Friday, September 5, 2014

US Troops to Poland: An Empty Gesture Now

The Wall Street Journal Opinion column makes an impassioned plea for putting our American troops in Germany into Poland:
"NATO would have done better to move the thousands of American troops sitting idly at German bases forward to Poland and the Baltic states. This would have sent a clearer message to Moscow of NATO's seriousness by creating a tripwire against a Russian attack."

This won't happen for several reasons.  If something like this were to be implemented without any kind of coherent international foreign policy strategy around it, this would be inviting President Putin to call yet another of our many foreign policy bluffs. The strategy he would use is the same one he used in Ukraine.  It works!

The fundamental issue regarding our German-based U.S. troops is a bilateral issue between our President(s) and the German Chancellor(s).  Germany is a big, productive economy with a significant impact on world economic progress, but in the matter of foreign policy--national, through the European Union, and through NATO--Germany has been getting a free ride and they just have to pick up their own tab and act like big player on the world stage. Don't count on this.  Yet, by not confronting them directly on this issue, a unilateral move would further confuse our allies around the world.
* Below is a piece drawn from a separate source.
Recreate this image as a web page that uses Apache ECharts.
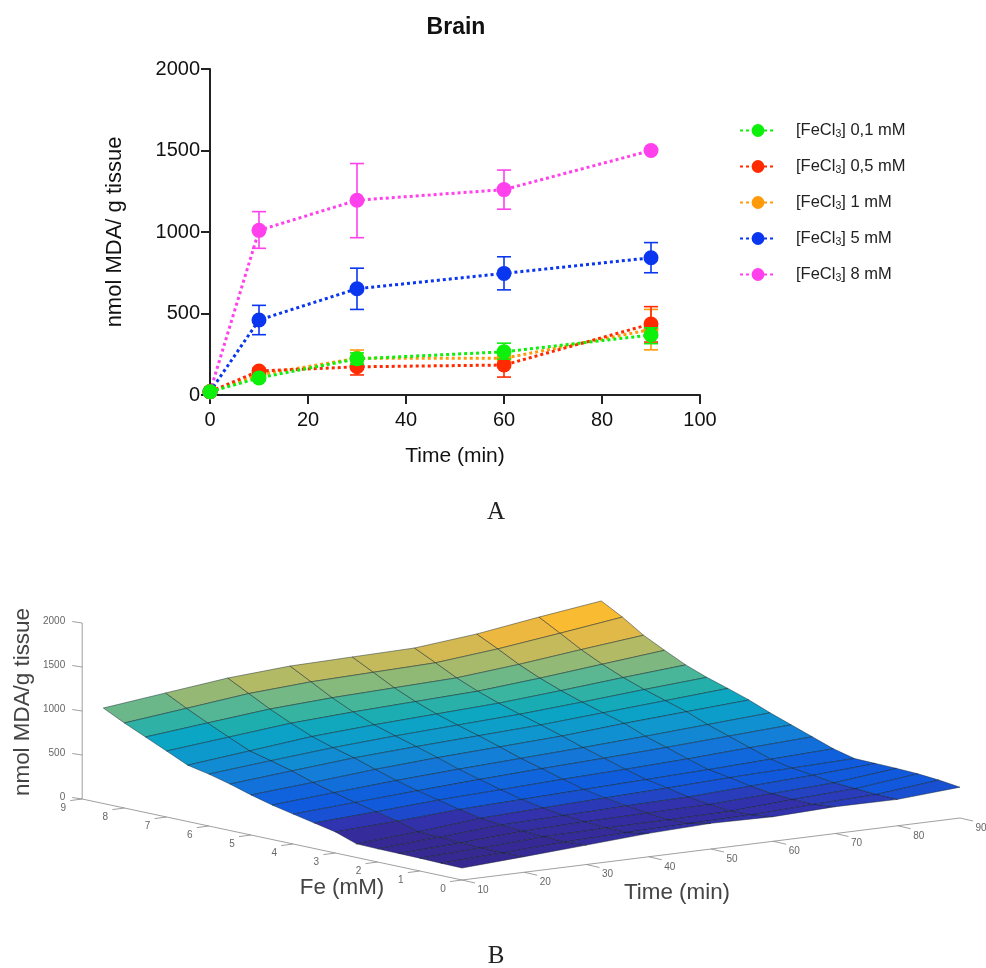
<!DOCTYPE html>
<html><head><meta charset="utf-8">
<style>html,body{margin:0;padding:0;background:#fff}#c{width:986px;height:968px}</style>
<script src="https://cdn.jsdelivr.net/npm/echarts@6/dist/echarts.min.js"></script>
</head><body><div id="c"></div>
<script>
// ---- Panel A data
const timePoints = [0, 10, 30, 60, 90];
const names = ['[FeCl3] 0,1 mM', '[FeCl3] 0,5 mM', '[FeCl3] 1 mM', '[FeCl3] 5 mM', '[FeCl3] 8 mM'];
const colors = ['#0CF00C', '#FF2A00', '#FF9A0A', '#0A36F0', '#FF40EC'];
const mean01 = [20, 105, 222, 265, 368];
const low01  = [20, 95, 188, 220, 315];
const high01 = [20, 115, 258, 318, 412];
const mean05 = [20, 147, 173, 184, 436];
const low05  = [20, 130, 123, 110, 325];
const high05 = [20, 164, 225, 258, 542];
const mean1  = [20, 125, 225, 225, 402];
const low1   = [20, 110, 175, 180, 277];
const high1  = [20, 140, 276, 270, 525];
const mean5  = [20, 460, 652, 746, 842];
const low5   = [20, 370, 525, 645, 750];
const high5  = [20, 550, 778, 848, 935];
const mean8  = [20, 1010, 1195, 1260, 1500];
const low8   = [20, 900, 965, 1140, 1500];
const high8  = [20, 1125, 1420, 1380, 1500];

// ---- Panel B data
const surfTime = [10, 20, 30, 40, 50, 60, 70, 80, 90];
const surfFe = [0, 0.5, 1, 1.5, 2, 2.5, 3, 3.5, 4, 4.5, 5, 5.5, 6, 6.5, 7, 7.5, 8, 8.5];
const surfZ = [
  [136, 177, 221, 266, 292, 279, 305, 300, 350],
  [140, 170, 205, 225, 240, 250, 280, 305, 380],
  [145, 175, 215, 225, 230, 240, 285, 320, 400],
  [148, 180, 225, 245, 255, 265, 300, 335, 410],
  [150, 195, 245, 265, 285, 300, 335, 370, 415],
  [155, 205, 270, 300, 325, 350, 380, 400, 420],
  [240, 275, 320, 345, 370, 395, 420, 450, 480],
  [290, 330, 375, 405, 435, 460, 490, 530, 565],
  [340, 385, 430, 470, 505, 535, 570, 610, 650],
  [392, 445, 495, 535, 570, 605, 645, 690, 735],
  [455, 510, 570, 615, 650, 685, 740, 785, 830],
  [528, 590, 650, 690, 725, 760, 810, 860, 910],
  [590, 655, 715, 760, 795, 830, 880, 935, 985],
  [640, 715, 790, 835, 870, 905, 960, 1020, 1075],
  [750, 820, 890, 930, 960, 990, 1050, 1120, 1190],
  [858, 930, 1000, 1040, 1065, 1090, 1155, 1235, 1310],
  [966, 1045, 1125, 1170, 1190, 1210, 1280, 1370, 1465],
  [1085, 1168, 1250, 1298, 1313, 1327, 1398, 1502, 1597]
];
const zTicks = [0, 500, 1000, 1500, 2000];
const feTicks = [0, 1, 2, 3, 4, 5, 6, 7, 8, 9];
const timeTicks = [10, 20, 30, 40, 50, 60, 70, 80, 90];
const parula = ['#36288F', '#362A98', '#3232AE', '#1258DC', '#0F5CDD', '#126CDB', '#1478D8', '#1288D3', '#0F95CF', '#0D9EC9', '#0BA6C4',
  '#1FAEAE', '#3CB59E', '#62B78E', '#88B97B', '#AABA6A', '#C4BA5C', '#DDB94C', '#F0B83C', '#F8BB33', '#FDBD2C'];

const FONT = '"Liberation Sans", Arial, sans-serif';
const series = [];

// oblique view of the 3-D box, mapped to the hidden pixel-unit axes of grid 1
function view(t, fe, z) {
  return [462 + (t - 10) * 6.225 - fe * 42.2, 880 - (t - 10) * 0.775 - fe * 9 - z * 0.088];
}

// draw order back-to-front: 8 mM first, 0.1 mM last
[[4, mean8, low8, high8], [3, mean5, low5, high5], [2, mean1, low1, high1], [1, mean05, low05, high05], [0, mean01, low01, high01]]
.forEach(function (r, k) {
  const idx = r[0], col = colors[idx];
  series.push({
    type: 'custom', name: 'err' + idx, xAxisIndex: 0, yAxisIndex: 0, z: 3 + k, silent: true, clip: false,
    encode: { x: 0, y: [1, 2] },
    data: timePoints.slice(1).map(function (t, i) { return [t, r[2][i + 1], r[3][i + 1]]; }),
    renderItem: function (params, api) {
      const lo = api.coord([api.value(0), api.value(1)]);
      const hi = api.coord([api.value(0), api.value(2)]);
      const st = { stroke: col, lineWidth: 1.6, fill: null };
      if (Math.abs(lo[1] - hi[1]) < 0.5) return { type: 'group', children: [] };
      return { type: 'group', children: [
        { type: 'line', shape: { x1: lo[0], y1: lo[1], x2: hi[0], y2: hi[1] }, style: st },
        { type: 'line', shape: { x1: lo[0] - 7, y1: lo[1], x2: lo[0] + 7, y2: lo[1] }, style: st },
        { type: 'line', shape: { x1: hi[0] - 7, y1: hi[1], x2: hi[0] + 7, y2: hi[1] }, style: st }
      ] };
    }
  });
  series.push({
    type: 'line', name: names[idx], xAxisIndex: 0, yAxisIndex: 0, z: 3 + k, clip: false,
    data: timePoints.map(function (t, i) { return [t, r[1][i]]; }),
    symbol: 'circle', symbolSize: 15, showSymbol: true,
    itemStyle: { color: col },
    lineStyle: { color: col, width: 3, type: [3, 3] }
  });
});

// surface facets
const facets = [];
for (let f = surfFe.length - 2; f >= 0; f--) {
  for (let t = 0; t < surfTime.length - 1; t++) {
    facets.push([t, f, (surfZ[f][t] + surfZ[f][t + 1] + surfZ[f + 1][t] + surfZ[f + 1][t + 1]) / 4]);
  }
}
series.push({
  type: 'custom', name: 'surface', xAxisIndex: 1, yAxisIndex: 1, z: 2, silent: true, clip: false,
  encode: { x: 0, y: 1 },
  data: facets,
  renderItem: function (params, api) {
    const t = api.value(0), f = api.value(1);
    const pts = [[f, t], [f, t + 1], [f + 1, t + 1], [f + 1, t]].map(function (p) {
      return api.coord(view(surfTime[p[1]], surfFe[p[0]], surfZ[p[0]][p[1]]));
    });
    return { type: 'polygon', shape: { points: pts }, style: { fill: api.visual('color'), stroke: 'rgba(15,30,40,0.65)', lineWidth: 0.7 } };
  }
});

// 3-D box axes, ticks, labels
const GREY = '#888';
const TICKC = '#666';
function seg(api, a, b) {
  const p = api.coord(a), q = api.coord(b);
  return { type: 'line', shape: { x1: p[0], y1: p[1], x2: q[0], y2: q[1] }, style: { stroke: GREY, lineWidth: 0.8, fill: null } };
}
function lab(api, a, s, opt) {
  const p = api.coord(a);
  return Object.assign({ type: 'text', x: p[0], y: p[1], rotation: (opt && opt.rot) || 0,
    style: { text: String(s), fill: (opt && opt.fill) || TICKC, fontSize: (opt && opt.size) || 10, fontFamily: FONT,
      align: (opt && opt.align) || 'center', verticalAlign: 'middle' } });
}
series.push({
  type: 'custom', name: 'box', xAxisIndex: 1, yAxisIndex: 1, z: 1, silent: true, clip: false,
  encode: { x: 0, y: 1 },
  data: [[0, 0]],
  renderItem: function (params, api) {
    const ch = [];
    ch.push(seg(api, view(10, 0, 0), view(90, 0, 0)));
    ch.push(seg(api, view(10, 0, 0), view(10, 9, 0)));
    ch.push(seg(api, view(10, 9, 0), view(10, 9, 2000)));
    zTicks.forEach(function (z) {
      const p = view(10, 9, z);
      ch.push(seg(api, p, [p[0] - 10, p[1] - 1.5]));
      ch.push(lab(api, [p[0] - 17, p[1] - 2], z, { align: 'right' }));
    });
    feTicks.forEach(function (fe) {
      const p = view(10, fe, 0);
      ch.push(seg(api, p, [p[0] - 12, p[1] + 1.6]));
      ch.push(lab(api, [p[0] - 19, p[1] + 9], fe));
    });
    timeTicks.forEach(function (t) {
      const p = view(t, 0, 0);
      ch.push(seg(api, p, [p[0] + 13, p[1] + 3]));
      ch.push(lab(api, [p[0] + 21, p[1] + 10], t));
    });
    ch.push(lab(api, [342, 888], 'Fe (mM)', { size: 22.4, fill: '#444' }));
    ch.push(lab(api, [677, 893], 'Time (min)', { size: 22.4, fill: '#444' }));
    ch.push(lab(api, [23, 702], 'nmol MDA/g tissue', { size: 22.4, fill: '#444', rot: Math.PI / 2 }));
    return { type: 'group', children: ch };
  }
});

const axisLine = { show: true, onZero: false, lineStyle: { color: '#222', width: 2 } };
const axisTick = { show: true, length: 9, lineStyle: { color: '#222', width: 2 } };
const axisLabel = { color: '#111', fontSize: 20, fontFamily: FONT };

const option = {
  animation: false,
  backgroundColor: '#fff',
  title: [
    { text: 'Brain', left: 451, top: 11, textAlign: 'center', textStyle: { fontFamily: FONT, fontWeight: 'bold', fontSize: 23, color: '#111' } },
    { text: 'A', left: 491, top: 495, textAlign: 'center', textStyle: { fontFamily: '"Liberation Serif", serif', fontWeight: 'normal', fontSize: 25, color: '#222' } },
    { text: 'B', left: 491, top: 939, textAlign: 'center', textStyle: { fontFamily: '"Liberation Serif", serif', fontWeight: 'normal', fontSize: 25, color: '#222' } }
  ],
  grid: [
    { left: 210, top: 69, width: 490, height: 326 },
    { left: 0, top: 0, width: 986, height: 968, show: false }
  ],
  xAxis: [
    { type: 'value', gridIndex: 0, min: 0, max: 100, interval: 20, name: 'Time (min)', nameLocation: 'middle', nameGap: 51,
      nameTextStyle: { color: '#111', fontSize: 21, fontFamily: FONT }, axisLine, axisTick,
      axisLabel: Object.assign({ margin: 15 }, axisLabel), splitLine: { show: false } },
    { type: 'value', gridIndex: 1, min: 0, max: 986, show: false, splitLine: { show: false } }
  ],
  yAxis: [
    { type: 'value', gridIndex: 0, min: 0, max: 2000, interval: 500, name: 'nmol MDA/ g tissue', nameLocation: 'middle', nameGap: 84,
      nameTextStyle: { color: '#111', fontSize: 22, fontFamily: FONT }, axisLine, axisTick,
      axisLabel: Object.assign({ margin: 10, formatter: function (v) { return String(v); } }, axisLabel), splitLine: { show: false } },
    { type: 'value', gridIndex: 1, min: 0, max: 968, inverse: true, show: false, splitLine: { show: false } }
  ],
  visualMap: { show: false, type: 'continuous', seriesIndex: 10, dimension: 2, min: 140, max: 1540, inRange: { color: parula } },
  legend: {
    data: names, left: 734, top: 117, orient: 'vertical', itemWidth: 36, itemHeight: 16, itemGap: 18, selectedMode: false,
    formatter: function (n) { return n.replace('3]', '{s|3}]'); },
    textStyle: { color: '#222', fontSize: 16.5, fontFamily: FONT, padding: [0, 0, 0, 15],
      rich: { s: { fontSize: 10.5, fontFamily: FONT, color: '#222', verticalAlign: 'bottom', padding: [8, 0, 0, 0] } } }
  },
  series: series
};
echarts.init(document.getElementById('c')).setOption(option);
</script></body></html>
Finally, our military brass in Europe and our troops and their families are enjoying the status quo, thank you very much.  They would be the first to lobby against this move, or at least to plead for a fifteen year ' phased draw down' to make it an empty gesture.

In case, the Journal hasn't noticed President Putin doesn't respond to gambits from weaklings, which is how he perceives our President and his foreign policy advisers.

Our brass, their troops and their equipment can certainly be put to a much better economic uses than vacationing in Germany. Asking the Poles to sign off on this meaningless gesture is an insult to their collective intelligence, because the strategy guarantees a loss for them, the only question would be how big.